PERJALANAN KE GUA HIRO


PERJALANAN KE GUA HIRO
OLEH: RANI
GURU SMPN 7 TAMBUN SELATAN KABUPATEN BEKASI

            Tahun 2016 adalah tahun yang paling berkesan dalam kehidupan saya. Pada tahun itu saya melakukan sebuah perjalanan yang tidak akan pernah terlupakan seumur hidup. Perjalanan menuju sebuah tempat yang merupakan saksi dari turunnya wahyu ALLAH SWT untuk Nabi Muhammad SAW. Tempat itu bernama Gua Hira.
            Sehari sebelum keberangkatan, pembimbing kami memberikan rencana perjalanan menuju Gua Hira. Kami pun melaksanakan pertemuan untuk membahas rencana perjalanan tersebut setelah sholat zuhur. Dalam rencana perjalanan tersebut tercantum bahwa kita akan berangkat menuju Gua Hira pada pukul 02.00 pagi nanti. Oleh karena itu, kami dianjurkan untuk menjaga kesehatan, makan teratur dan tidak tidur terlalu larut. Pembimbing kami juga memberikan gambaran mengenai medan yang akan kami tempuh. Memang yang lebih ditekankan adalah ketahanan fisik, sehingga untuk para jamaah yang tidak memiliki ketahanan fisik prima tidak dianjurkan untuk melakukan perjalanan ini.

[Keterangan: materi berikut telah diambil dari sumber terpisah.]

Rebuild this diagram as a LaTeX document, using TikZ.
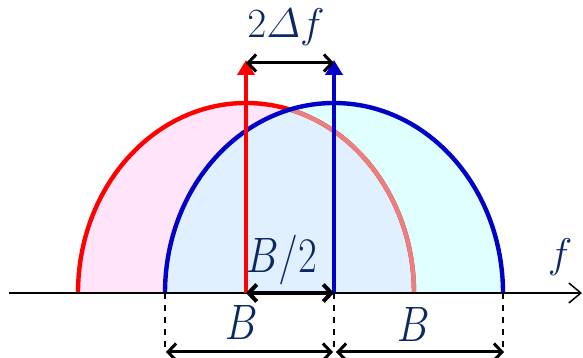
\documentclass[tikz,border=0pt]{standalone}
\usepackage{amsmath}
\usepackage{xcolor}
\usetikzlibrary{arrows.meta}

\definecolor{sigred}{RGB}{255,0,0}
\definecolor{sigblue}{RGB}{0,0,200}
\definecolor{pinkfill}{RGB}{255,228,250}
\definecolor{cyanfill}{RGB}{224,255,255}
\definecolor{mixfill}{RGB}{225,240,255}
\definecolor{salmonline}{RGB}{232,128,128}
\definecolor{labelnavy}{RGB}{12,40,100}

\tikzset{
  dimarrow/.style={{Straight Barb[length=4pt,width=8.5pt]}-{Straight Barb[length=4pt,width=8.5pt]}, line width=1.5pt},
  carrier/.style={-{Triangle[length=7.5pt,width=8.5pt]}, line width=2pt},
  lobe/.style={line width=2.2pt},
  lbl/.style={text=labelnavy, inner sep=0pt, anchor=base, font=\fontsize{24.88}{28}\selectfont},
  bwlbl/.style={lbl, xscale=0.82}
}

\begin{document}
\begin{tikzpicture}[x=0.5pt, y=0.5pt]
    \useasboundingbox (0,0) rectangle (583,358);

    % Points on the axis
    \coordinate (rc) at (246,65);
    \coordinate (bc) at (334,65);
    \coordinate (bl) at (165,65);
    \coordinate (br) at (503,65);
    \coordinate (ax0) at (9,65);
    \coordinate (ax1) at (582,65);

    % Shaded lobes
    \fill[pinkfill] (78,65) arc[start angle=180, end angle=0, x radius=168, y radius=190] -- cycle;
    \fill[cyanfill] (165,65) arc[start angle=180, end angle=0, x radius=169, y radius=190] -- cycle;
    \begin{scope}
        \clip (78,65) arc[start angle=180, end angle=0, x radius=168, y radius=190] -- cycle;
        \fill[mixfill] (165,65) arc[start angle=180, end angle=0, x radius=169, y radius=190] -- cycle;
    \end{scope}

    % Lobe outlines
    \draw[lobe, sigred] (78,65) arc[start angle=180, end angle=0, x radius=168, y radius=190];
    \begin{scope}
        \clip (165,65) arc[start angle=180, end angle=0, x radius=169, y radius=190] -- cycle;
        \draw[lobe, salmonline] (78,65) arc[start angle=180, end angle=0, x radius=168, y radius=190];
    \end{scope}
    \draw[lobe, sigblue] (165,65) arc[start angle=180, end angle=0, x radius=169, y radius=190];

    % Frequency axis
    \draw[line width=0.75pt, -{Straight Barb[length=6pt,width=10pt]}] (ax0) -- (ax1);
    \node[lbl, font=\fontsize{20.74}{24}\selectfont] (flbl) at (560,90) {$f$};

    % Dashed guides
    \coordinate (blb) at (165,10);
    \coordinate (bcb) at (334,6);
    \coordinate (brb) at (503,6);
    \draw[dashed, line width=0.6pt] (bl) -- (blb);
    \draw[dashed, line width=0.6pt] (bc) -- (bcb);
    \draw[dashed, line width=0.6pt] (br) -- (brb);

    % Carriers
    \coordinate (rt) at (246,298);
    \coordinate (bt) at (334,298);
    \draw[carrier, sigred] (rc) -- (rt);
    \draw[carrier, sigblue] (bc) -- (bt);

    % Spacing arrows
    \coordinate (sr) at (246,295);
    \coordinate (sb) at (334,295);
    \draw[dimarrow] (sr) -- (sb);
    \node[lbl, font=\fontsize{20.74}{24}\selectfont] (shiftlbl) at (286,320) {$2\varDelta f$};

    \draw[dimarrow, line width=2pt] (rc) -- (bc);
    \node[bwlbl] (halflbl) at (282,85) {$B/2$};

    \coordinate (d1) at (166,6);
    \coordinate (d2) at (333,6);
    \coordinate (d3) at (336,6);
    \coordinate (d4) at (504,6);
    \draw[dimarrow] (d1) -- (d2);
    \draw[dimarrow] (d3) -- (d4);
    \node[bwlbl] (bwleft) at (242,18) {$B$};
    \node[bwlbl] (bwright) at (414,16) {$B$};
\end{tikzpicture}
\end{document}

            Saya memutuskan untuk ikut melakukan perjalanan mendaki Gua Hira. Saya sangat bersemangat ingin segera melihat seperti apa Gua Hira yang sangat terkenal itu. Siang berganti malam. Matahari pun mulai bersembunyi diperaduannya. Sinar cerah matahari mulai berganti menjadi sinar terang dari lampu lampu. Rasa panik, tegang dan gelisah mulai menghalangiku dari perjalanan menuju tidur lelap. Satu detik terasa seperti satu menit, satu menit terasa seperti satu jam. Kapan jarum pendek itu akan menyentuh angka 2?.
            Sejurus kemudian, saya pun mulai terlelap. Beruntung saya telah menyalakan alarm pada pukul 01.30, sehingga bunyi alarm yang memekakan telinga itu akhirnya dapat membangunkanku. Saya langsung menuju ke kamar mandi dan bersiap diri. Setelah itu saya menuju ke lobi hotel untuk berkumpul dengan yang lain.

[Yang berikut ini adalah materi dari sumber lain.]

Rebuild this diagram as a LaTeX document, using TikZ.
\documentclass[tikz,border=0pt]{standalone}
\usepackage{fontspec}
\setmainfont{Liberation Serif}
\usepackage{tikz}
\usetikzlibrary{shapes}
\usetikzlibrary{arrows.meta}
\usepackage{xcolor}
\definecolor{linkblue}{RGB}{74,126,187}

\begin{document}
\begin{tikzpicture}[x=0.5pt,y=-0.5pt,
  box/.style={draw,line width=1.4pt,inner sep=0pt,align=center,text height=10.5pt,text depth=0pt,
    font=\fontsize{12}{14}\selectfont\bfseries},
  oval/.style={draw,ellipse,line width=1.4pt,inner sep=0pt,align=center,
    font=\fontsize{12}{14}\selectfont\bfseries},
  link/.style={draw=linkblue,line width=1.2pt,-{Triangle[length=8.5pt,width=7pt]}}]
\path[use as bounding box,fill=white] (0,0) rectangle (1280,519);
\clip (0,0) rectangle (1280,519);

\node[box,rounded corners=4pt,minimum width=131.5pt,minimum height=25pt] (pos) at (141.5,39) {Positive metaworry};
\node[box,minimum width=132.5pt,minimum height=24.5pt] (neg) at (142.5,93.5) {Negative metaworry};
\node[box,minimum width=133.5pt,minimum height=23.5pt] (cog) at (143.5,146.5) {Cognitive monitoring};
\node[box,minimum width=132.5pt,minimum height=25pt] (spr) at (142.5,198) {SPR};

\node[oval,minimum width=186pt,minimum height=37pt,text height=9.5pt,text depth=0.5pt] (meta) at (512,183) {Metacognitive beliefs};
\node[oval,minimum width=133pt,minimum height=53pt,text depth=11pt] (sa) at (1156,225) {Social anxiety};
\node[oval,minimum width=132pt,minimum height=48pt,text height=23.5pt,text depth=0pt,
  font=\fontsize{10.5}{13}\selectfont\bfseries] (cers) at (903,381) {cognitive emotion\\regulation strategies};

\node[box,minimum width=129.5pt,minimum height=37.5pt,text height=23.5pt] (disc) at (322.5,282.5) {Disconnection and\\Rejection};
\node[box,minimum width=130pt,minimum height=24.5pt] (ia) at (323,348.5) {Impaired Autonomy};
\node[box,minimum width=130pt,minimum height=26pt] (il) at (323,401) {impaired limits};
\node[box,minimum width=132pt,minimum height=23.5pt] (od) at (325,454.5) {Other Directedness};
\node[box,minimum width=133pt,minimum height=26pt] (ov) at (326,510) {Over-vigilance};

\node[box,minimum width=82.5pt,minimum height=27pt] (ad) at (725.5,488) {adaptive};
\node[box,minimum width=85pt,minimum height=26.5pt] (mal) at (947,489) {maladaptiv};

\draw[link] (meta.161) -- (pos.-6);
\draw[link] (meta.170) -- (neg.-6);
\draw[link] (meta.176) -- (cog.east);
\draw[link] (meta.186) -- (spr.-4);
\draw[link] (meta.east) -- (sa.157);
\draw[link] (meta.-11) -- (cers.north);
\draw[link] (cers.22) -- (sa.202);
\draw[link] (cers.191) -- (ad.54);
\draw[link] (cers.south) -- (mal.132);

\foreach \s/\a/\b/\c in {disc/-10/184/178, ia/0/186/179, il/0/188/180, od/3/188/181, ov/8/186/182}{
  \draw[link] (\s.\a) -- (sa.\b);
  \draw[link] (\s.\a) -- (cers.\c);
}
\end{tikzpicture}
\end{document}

            Tepat pukul 02.00 dini hari kami bertolak dari hotel. Keadaan di sekeliling sangat sepi, walaupun terlihat beberapa orang berjalan menuju ke masjidil haram. Kami menaiki satu bus berwarna merah.            Saya berangkat menuju Gua Hira bersama dengan rombongan dan dipimpin oleh seorang ketua rombongan.
            Ada rasa panik dan tegang menghantui saya. Di dalam bus ada seorang pemandu wisata yang bercerita bahwa kami akan menuju ke Jabal Nur. Pertama saya sangat bingung, Saya berpikir bus ini hanya akan berangkat menuju ke satu tempat yaitu Gua Hira, tetapi kenapa ternyata tujuan bus ini adalah ke Jabal Nur. Tetapi kemudian pemandu wisata itu menceritakan bahwa di Jabal Nur itulah lokasi dari Gua Hira. Hatiku lega bercampur gembira, tapi rasa tegang ini masih terus menghantui.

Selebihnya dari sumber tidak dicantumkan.